The amount of medicine that you take depends on the strength of the medicine. Also, the number of doses you take each day, the time allowed between doses, and the length of time you take the medicine depend on the medical problem for which you are using the medicine.
Your doctor may begin your patch on the first day of your menstrual period (called Day-1 start) or on Sunday (called Sunday start). When you begin on a certain day it is important that you follow that schedule, even if you forget to change a patch. Do not change your schedule on your own. If the schedule that you have been put on is not convenient, check with your doctor about changing schedules.
- For transdermal dosage form (skin patch):
- For contraception (to prevent pregnancy):
- Adults—Apply one patch to the skin and keep it in place for 1 week. Apply a new patch at the beginning of week 2 and again at week 3. Always change the patch on the same day of the week. Do not use a patch during week 4. This is when you will have your period. Start a new patch 7 days after the last patch was removed.

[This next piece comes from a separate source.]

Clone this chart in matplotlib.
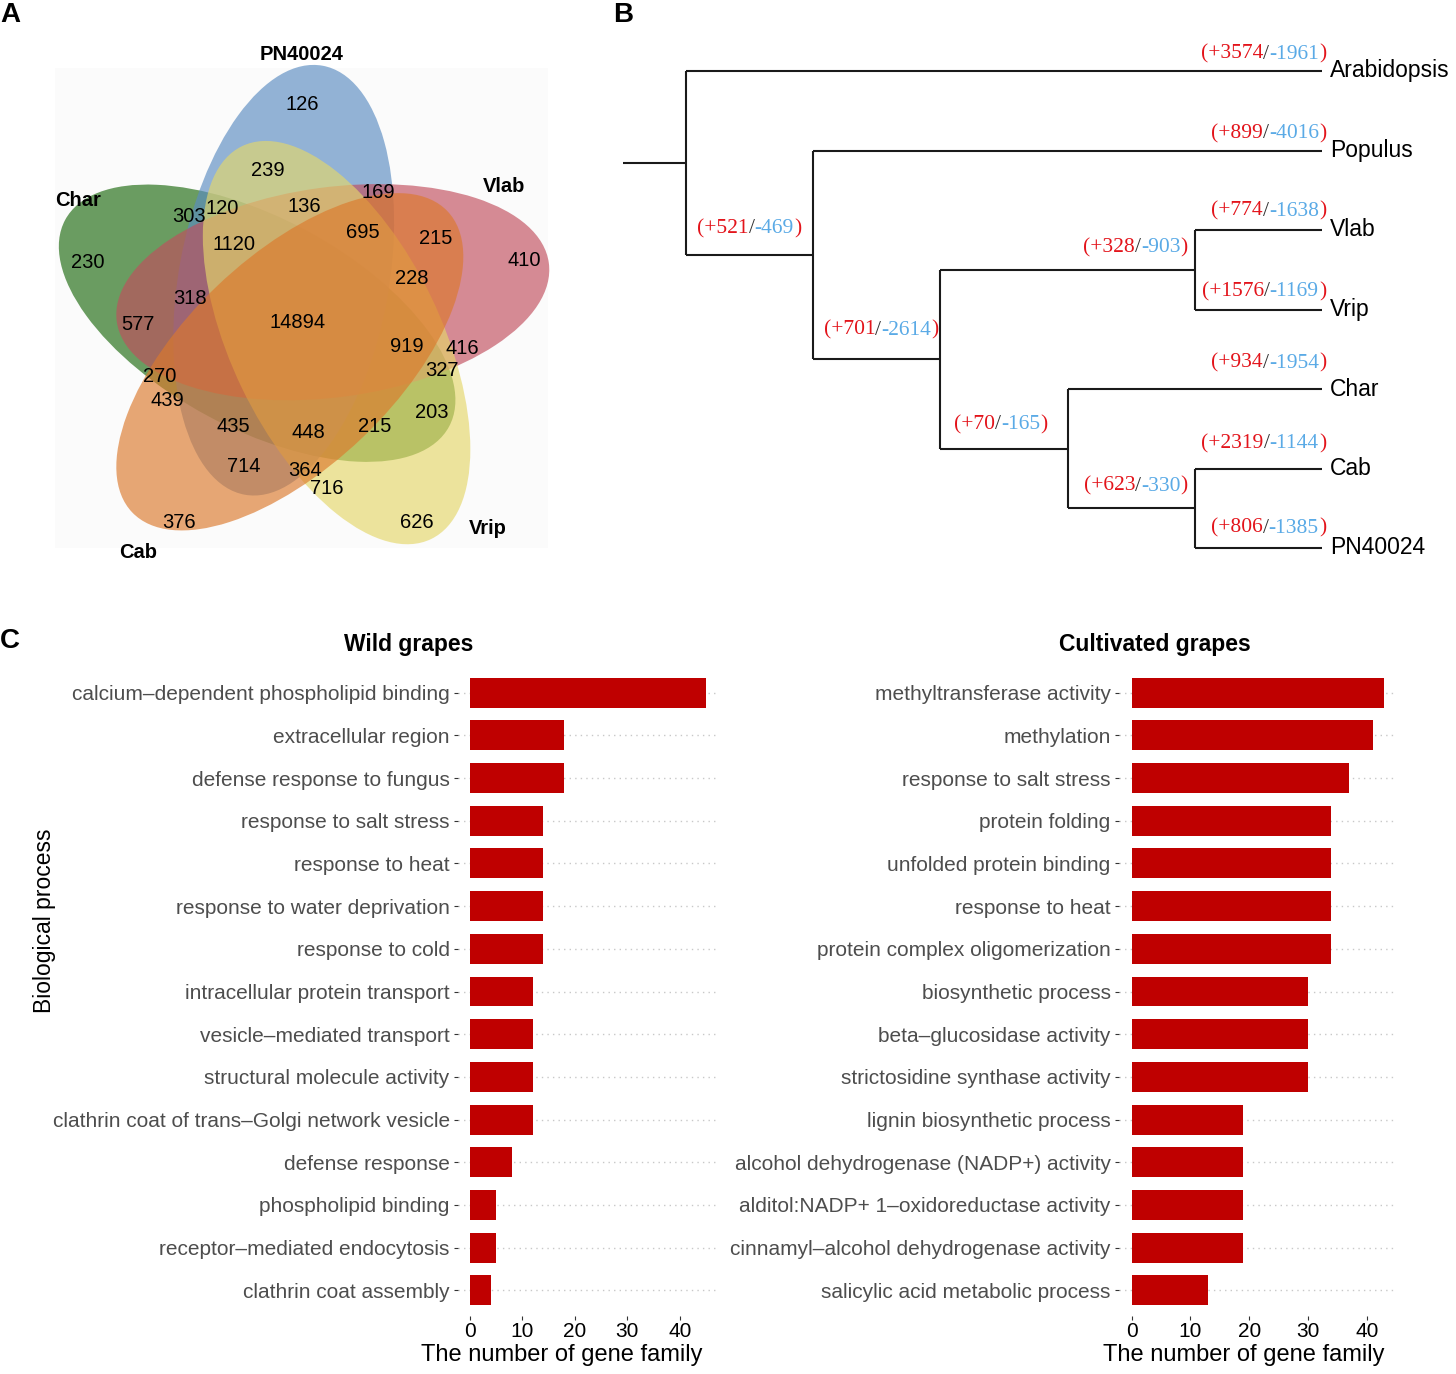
import numpy as np
import matplotlib
matplotlib.use("Agg")
import matplotlib.pyplot as plt
from matplotlib.patches import Ellipse, Rectangle
from matplotlib.offsetbox import TextArea, HPacker, AnnotationBbox

plt.rcParams['font.family'] = ['Liberation Sans', 'DejaVu Sans']

# ---------------- datos ----------------
# A: diagrama de Venn
conjuntos = ["PN40024", "Vlab", "Vrip", "Cab", "Char"]
colores_venn = ["#5A8CC1", "#C14E5D", "#E5D76A", "#DC792C", "#1D6A0E"]
conteos = [126, 239, 169, 303, 120, 136, 1120, 695, 215, 230, 410, 228, 318,
           577, 14894, 919, 416, 327, 270, 439, 203, 435, 448, 215, 714, 364,
           716, 376, 626]

# B: arbol con ganancias / perdidas de familias
especies = ["Arabidopsis", "Populus", "Vlab", "Vrip", "Char", "Cab", "PN40024"]
hijos = {"n1": ("Arabidopsis", "n2"), "n2": ("Populus", "n3"),
         "n3": ("n4", "n5"), "n4": ("Vlab", "Vrip"),
         "n5": ("Char", "n6"), "n6": ("Cab", "PN40024")}
ganancia = {"Arabidopsis": 3574, "Populus": 899, "Vlab": 774, "Vrip": 1576,
            "Char": 934, "Cab": 2319, "PN40024": 806,
            "n2": 521, "n3": 701, "n4": 328, "n5": 70, "n6": 623}
perdida = {"Arabidopsis": 1961, "Populus": 4016, "Vlab": 1638, "Vrip": 1169,
           "Char": 1954, "Cab": 1144, "PN40024": 1385,
           "n2": 469, "n3": 2614, "n4": 903, "n5": 165, "n6": 330}

# C: enriquecimiento GO
silvestres = ["calcium–dependent phospholipid binding", "extracellular region",
              "defense response to fungus", "response to salt stress",
              "response to heat", "response to water deprivation",
              "response to cold", "intracellular protein transport",
              "vesicle–mediated transport", "structural molecule activity",
              "clathrin coat of trans–Golgi network vesicle", "defense response",
              "phospholipid binding", "receptor–mediated endocytosis",
              "clathrin coat assembly"]
valores_silvestres = [45, 18, 18, 14, 14, 14, 14, 12, 12, 12, 12, 8, 5, 5, 4]

cultivadas = ["methyltransferase activity", "methylation",
              "response to salt stress", "protein folding",
              "unfolded protein binding", "response to heat",
              "protein complex oligomerization", "biosynthetic process",
              "beta–glucosidase activity", "strictosidine synthase activity",
              "lignin biosynthetic process",
              "alcohol dehydrogenase (NADP+) activity",
              "alditol:NADP+ 1–oxidoreductase activity",
              "cinnamyl–alcohol dehydrogenase activity",
              "salicylic acid metabolic process"]
valores_cultivadas = [43, 41, 37, 34, 34, 34, 34, 30, 30, 30, 19, 19, 19, 19, 13]

# ---------------- posiciones (pixeles de la imagen) ----------------
W, H = 1456, 1374
pos_conteos = [(302, 104), (268, 171), (378, 192), (189, 217), (222, 209),
               (304, 206), (234, 244), (363, 232), (436, 238), (88, 262),
               (524, 260), (412, 278), (190, 298), (138, 325), (298, 322),
               (407, 346), (462, 348), (442, 370), (160, 377), (167, 400),
               (432, 412), (233, 427), (308, 432), (375, 426), (244, 467),
               (305, 471), (327, 488), (179, 522), (417, 522)]
pos_conjuntos = [(302, 55), (504, 186), (488, 529), (138, 553), (78, 200)]

fig = plt.figure(figsize=(W / 100, H / 100), dpi=100)


def fx(x):
    return x / W


def fy(y):
    return 1 - y / H


# ---------- panel superior en coordenadas de pixel ----------
arriba = fig.add_axes([0, 1 - 600 / H, 1, 600 / H])
arriba.set_xlim(0, W)
arriba.set_ylim(600, 0)
arriba.axis("off")

# fondo gris casi blanco del Venn
arriba.add_patch(Rectangle((55, 68), 493, 480, facecolor="#FBFBFB",
                           edgecolor="none", zorder=0))

# Venn de cinco elipses
centro = (300, 320)
dist, semi_a, semi_b = 43, 218, 105
orden = [4, 0, 1, 2, 3]   # verde, azul, rojo, amarillo, naranja
for k in orden:
    phi = np.radians(-112.3 + 72 * k)
    cx = centro[0] + dist * np.cos(phi)
    cy = centro[1] + dist * np.sin(phi)
    e = Ellipse((cx, cy), 2 * semi_a, 2 * semi_b, angle=-79.7 + 72 * k,
                facecolor=colores_venn[k], edgecolor="none", alpha=0.65)
    arriba.add_patch(e)

for n, (x, y) in zip(conteos, pos_conteos):
    arriba.text(x, y, str(n), ha="center", va="center", fontsize=14.5)
for nombre, (x, y) in zip(conjuntos, pos_conjuntos):
    arriba.text(x, y, nombre, ha="center", va="center", fontsize=14.5,
                fontweight="bold")

# Arbol
X_TIP, PASO, Y0, PASO_Y = 1322, 127.2, 71, 79.5
xs, ys = {}, {}


def altura(nodo):
    if nodo not in hijos:
        return 0
    return 1 + max(altura(h) for h in hijos[nodo])


def ubicar(nodo):
    if nodo in hijos:
        for h in hijos[nodo]:
            ubicar(h)
        ys[nodo] = (ys[hijos[nodo][0]] + ys[hijos[nodo][1]]) / 2
    else:
        ys[nodo] = Y0 + especies.index(nodo) * PASO_Y
    xs[nodo] = X_TIP - altura(nodo) * PASO


ubicar("n1")
lc = dict(color="#1a1a1a", lw=1.5, solid_capstyle="butt")
arriba.plot([xs["n1"] - 63, xs["n1"]], [ys["n1"], ys["n1"]], **lc)
for padre, (h1, h2) in hijos.items():
    arriba.plot([xs[padre], xs[padre]], [ys[h1], ys[h2]], **lc)
    for h in (h1, h2):
        arriba.plot([xs[padre], xs[h]], [ys[h], ys[h]], **lc)

for sp in especies:
    arriba.text(xs[sp] + 8, ys[sp], sp, ha="left", va="center", fontsize=16.5)

# desplazamientos de las etiquetas (dx respecto al extremo, dy hacia arriba)
ajuste = {"Arabidopsis": (4, 17), "Populus": (4, 17), "Vlab": (4, 19),
          "Vrip": (4, 18), "Char": (4, 26), "Cab": (4, 25), "PN40024": (4, 20),
          "n2": (-12, 26), "n3": (-2, 29), "n4": (-7, 22), "n5": (-20, 24),
          "n6": (-7, 22)}
rojo, azul = "#E3141B", "#5AAAE6"
fuente = dict(fontsize=15.5, family="Liberation Serif")
for nodo, (dx, dy) in ajuste.items():
    partes = [("(+%d" % ganancia[nodo], rojo), ("/", "#333333"),
              ("-%d" % perdida[nodo], azul), (")", rojo)]
    cajas = [TextArea(t, textprops=dict(color=c, **fuente)) for t, c in partes]
    paquete = HPacker(children=cajas, align="baseline", pad=0, sep=0)
    ab = AnnotationBbox(paquete, (xs[nodo] + dx, ys[nodo] - dy),
                        xycoords="data", box_alignment=(1, 0.5),
                        frameon=False, pad=0)
    arriba.add_artist(ab)

# ---------- panel C ----------
y_arriba, y_abajo = 667, 1316


def barras(izq, der, etiquetas, valores, xmax):
    ax = fig.add_axes([fx(izq), fy(y_abajo), (der - izq) / W,
                       (y_abajo - y_arriba) / H])
    y = np.arange(len(etiquetas))
    ax.barh(y, valores, height=0.7, color="#BF0000", zorder=2)
    ax.set_yticks(y)
    ax.set_yticklabels(etiquetas, fontsize=15, color="#4D4D4D")
    ax.set_ylim(len(etiquetas) - 0.4, -0.6)
    ax.set_xlim(-xmax * 0.05 / 1.05, xmax)
    ax.set_xticks([0, 10, 20, 30, 40])
    ax.tick_params(axis="x", labelsize=15, length=3, pad=1, color="#333333")
    ax.tick_params(axis="y", length=3, pad=3, color="#333333")
    for s in ax.spines.values():
        s.set_visible(False)
    ax.grid(axis="y", linestyle=(0, (1, 3)), color="#C8C8C8", lw=1)
    ax.set_axisbelow(True)
    return ax


barras(458, 718, silvestres, valores_silvestres, 47.25)
barras(1119, 1397, cultivadas, valores_cultivadas, 45.15)

fig.text(fx(409), fy(645), "Wild grapes", ha="center", va="center",
         fontsize=16.5, fontweight="bold")
fig.text(fx(1155), fy(645), "Cultivated grapes", ha="center", va="center",
         fontsize=16.5, fontweight="bold")
fig.text(fx(562), fy(1355), "The number of gene family", ha="center",
         va="center", fontsize=17)
fig.text(fx(1244), fy(1355), "The number of gene family", ha="center",
         va="center", fontsize=17)
fig.text(fx(45), fy(921), "Biological process", ha="center", va="center",
         rotation=90, fontsize=16.5)

for letra, (x, y) in zip("ABC", [(10, 15), (623, 15), (10, 641)]):
    fig.text(fx(x), fy(y), letra, ha="center", va="center", fontsize=20,
             fontweight="bold")

fig.savefig("out.png", dpi=100)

- Children—Use and dose must be determined by your doctor.
- For contraception (to prevent pregnancy):
Call your doctor or pharmacist for instructions.
Follow your doctor's orders or the directions on the label if you forget to change your patch. The following information includes only some of the ways to handle this. Your doctor may want you to stop using the medicine and use other birth control methods for the rest of the month until you have your menstrual period. Then your doctor can tell you how to begin using your medicine again. If you forget to apply your patch during the 1st week, apply it as soon as possible and start a new cycle. Use a second form of birth control for the first week of the new cycle. You will now have a new patch start day. If you forget to change your patch in the 2nd or 3rd week for one or two days, change it as soon as you remember. No other form of birth control is needed. If you forget to change your patch in the 2nd or 3rd week for more than two days, change to a new patch and start a new cycle. Use a second form of birth control for the first week of the new cycle. If you forget to remove your patch at the end of the 3rd week, remove it as soon as possible and then start a new patch on your regular start day. You should never have the patch off for more than 7 days in a row.
Store the patches at room temperature in a closed container, away from heat, moisture, and direct light.
Keep out of the reach of children.
Do not keep outdated medicine or medicine no longer needed.
Ask your healthcare professional how you should dispose of any medicine you do not use.
After removing a used patch, fold the patch in half with the sticky sides together. Place it in a child-resistant container or a sealed bag. Make sure to dispose of it out of the reach of children and pets.